Friends Gone But Not Forgotten
Yesterday, April 14, was another beautiful day in the Texas Hill Country.
It was also the third anniversary of the departure of a dear friend.
The bluebonnets – a bountiful crop this year — are beginning to wilt and fade.
But not the memories of Charlie and another dear friend, Jack.
These were my memories of both, three years ago – they have not faded and never will.
We were on our way home, driving through the Texas Hill Country and still admiring the patches of bluebonnets with clusters of Indian paintbrushes, Texas buttercups, prairie winecups and other lovely Texas wildflowers popping their heads here and there in the late Texas afternoon sun.
It had been a splendid day. The wildflower center we visited had one of the largest and most dazzling assortment of Texas wildflowers we have seen. It also boasted beautiful fields of bright-red poppies. Something we had not seen in Texas before.
They reminded us of the poppy fields in Europe and, of course, of that immortal, haunting poem by John McCrae, “In Flanders Fields.”
Then, the cell phone rang, and my wife answered.
I immediately sensed something tragic had happened.
Our good friend Charles “Charlie” Heard had recently celebrated his 90th birthday and had been in rather poor health recently, but I did not expect him to leave us so soon, so suddenly.
Another good friend of both Charlie and me, Jack, left us a year ago in April, also when the bluebonnets, Indian paintbrushes and other wildflowers were in full, glorious bloom along our highways and byways here in the Hill Country. Jack was 82.
The three of us, Charlie, Jack and I, were neighbors at one time and became close friends.
Some called us the “three (senior) musketeers.”
Then Jack left and, now, Charlie. He was a loving family man, a true friend, World War II veteran, former University of Oklahoma football player, had a contagious smile and sense of humor, heart of gold and much, much more.

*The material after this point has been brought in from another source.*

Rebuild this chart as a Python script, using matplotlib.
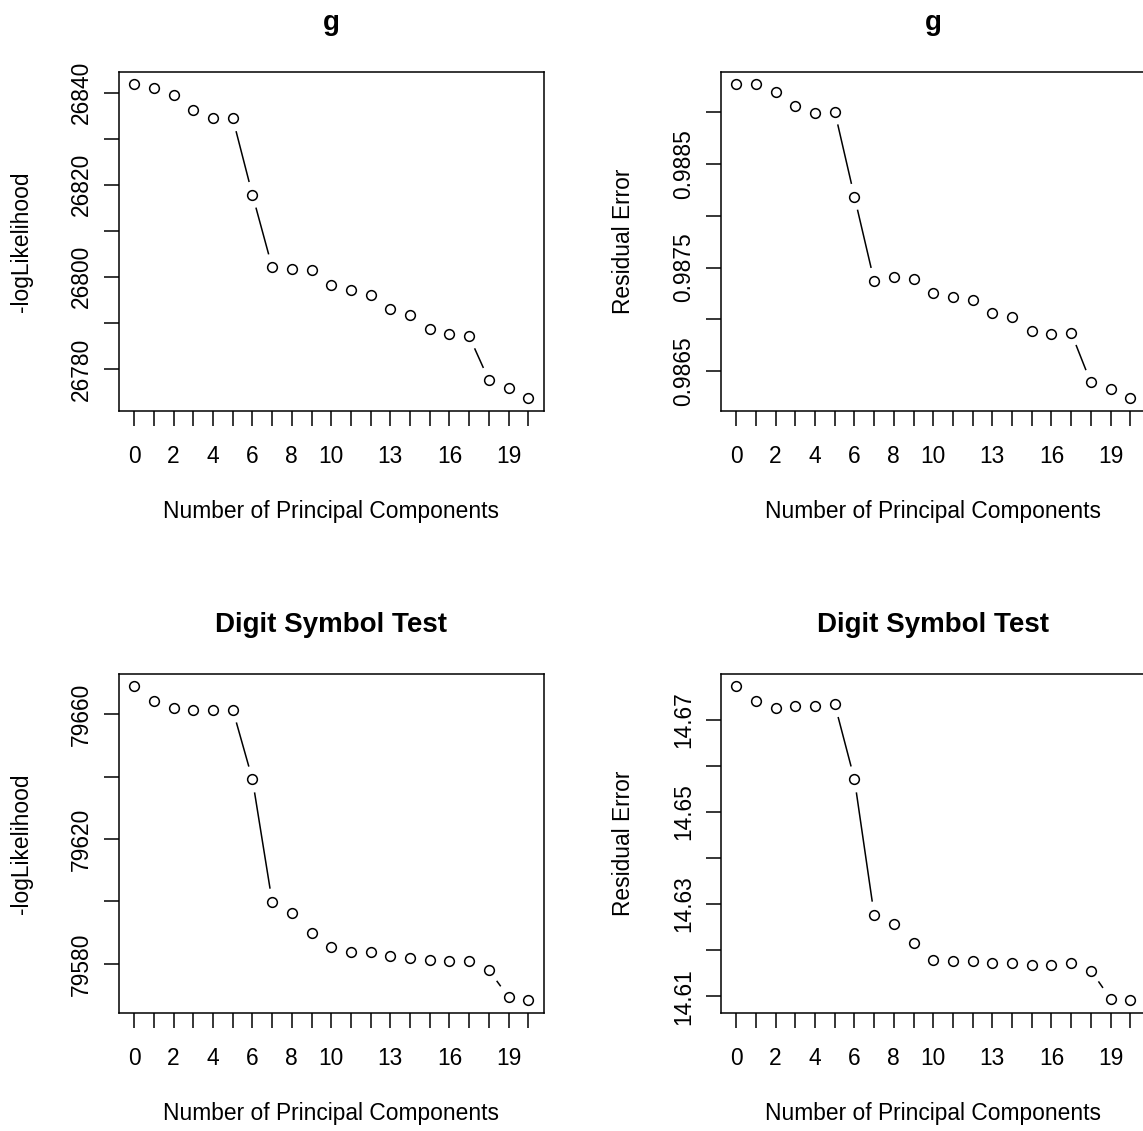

As I digested the sad news, I kept staring at the roadside wildflowers and sensed a common thread running through our friendship and, now, through the loss of these two good friends.
Was it the wildflowers?
Both Charlie and Jack loved wildflowers — so do I.
Was it the poppies?
Both Charlie and Jack served our country with honor in the U.S. Navy, albeit not in World War I nor in Europe’s Flanders Fields.
They both served in the Pacific — Charlie at the end of World War II, Jack during the Korean War.

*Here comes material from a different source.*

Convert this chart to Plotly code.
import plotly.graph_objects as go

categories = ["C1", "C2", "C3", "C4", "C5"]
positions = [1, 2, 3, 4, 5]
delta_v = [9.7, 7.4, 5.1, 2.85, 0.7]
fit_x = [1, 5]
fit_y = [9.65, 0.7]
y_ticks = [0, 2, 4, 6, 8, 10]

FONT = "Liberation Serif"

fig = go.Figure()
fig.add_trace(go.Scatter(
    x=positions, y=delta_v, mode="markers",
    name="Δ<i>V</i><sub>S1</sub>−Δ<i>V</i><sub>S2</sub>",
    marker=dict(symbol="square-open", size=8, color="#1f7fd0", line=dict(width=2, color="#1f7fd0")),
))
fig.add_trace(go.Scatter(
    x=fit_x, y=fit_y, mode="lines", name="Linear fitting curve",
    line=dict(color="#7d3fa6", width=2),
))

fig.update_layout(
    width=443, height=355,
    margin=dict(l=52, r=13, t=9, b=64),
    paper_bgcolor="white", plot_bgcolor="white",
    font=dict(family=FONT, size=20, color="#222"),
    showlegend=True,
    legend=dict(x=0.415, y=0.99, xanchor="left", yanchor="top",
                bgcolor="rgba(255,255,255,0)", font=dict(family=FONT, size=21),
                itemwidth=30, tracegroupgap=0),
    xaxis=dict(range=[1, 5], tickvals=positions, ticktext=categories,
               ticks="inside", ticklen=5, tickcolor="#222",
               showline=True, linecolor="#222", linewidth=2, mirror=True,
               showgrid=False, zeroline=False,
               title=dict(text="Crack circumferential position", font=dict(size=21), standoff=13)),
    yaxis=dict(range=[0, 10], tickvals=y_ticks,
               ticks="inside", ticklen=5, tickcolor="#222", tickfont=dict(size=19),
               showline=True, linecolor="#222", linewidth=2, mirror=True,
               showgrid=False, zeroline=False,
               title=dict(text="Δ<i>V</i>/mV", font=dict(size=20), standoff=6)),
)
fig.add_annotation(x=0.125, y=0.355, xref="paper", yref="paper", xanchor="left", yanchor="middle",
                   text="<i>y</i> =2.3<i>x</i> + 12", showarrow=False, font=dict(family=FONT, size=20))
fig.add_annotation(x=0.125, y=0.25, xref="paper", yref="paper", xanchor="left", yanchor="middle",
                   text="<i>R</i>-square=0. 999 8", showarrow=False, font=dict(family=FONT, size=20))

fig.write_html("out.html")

Poppies have become the symbol for fallen soldiers — all our soldiers, of all our wars.
Charlie and Jack went on to lead long, productive lives after their military service. They left us peacefully.
With every respect and honor for those who died in Flanders Fields a century ago, I dedicate McCrae’s beautiful poem to Charlie and our mutual friend Jack.
May they rest in peace among those heavenly poppies.
Save a spot for this flyboy, my naval friends.
“Don’t be dismayed at goodbyes. A farewell is necessary before you can meet again. And meeting again, after moments or lifetimes, is certain for those who are friends.”
– Richard Bach –
In Flanders Fields
By John McCrae
In Flanders fields the poppies blow
Between the crosses, row on row,
That mark our place; and in the sky
The larks, still bravely singing, fly
Scarce heard amid the guns below.
We are the Dead. Short days ago
We lived, felt dawn, saw sunset glow,
Loved and were loved, and now we lie
In Flanders fields.
Take up our quarrel with the foe:
To you from failing hands we throw
The torch; be yours to hold it high.
If ye break faith with us who die
We shall not sleep, though poppies grow
In Flanders fields.
CODA: Lieutenant Colonel John McCrae, MD was a Canadian physician and soldier during World War I. He wrote the poem “In Flanders Field” in May 1915 inspired by the death of a good friend in the Second Battle of Ypres in Belgium.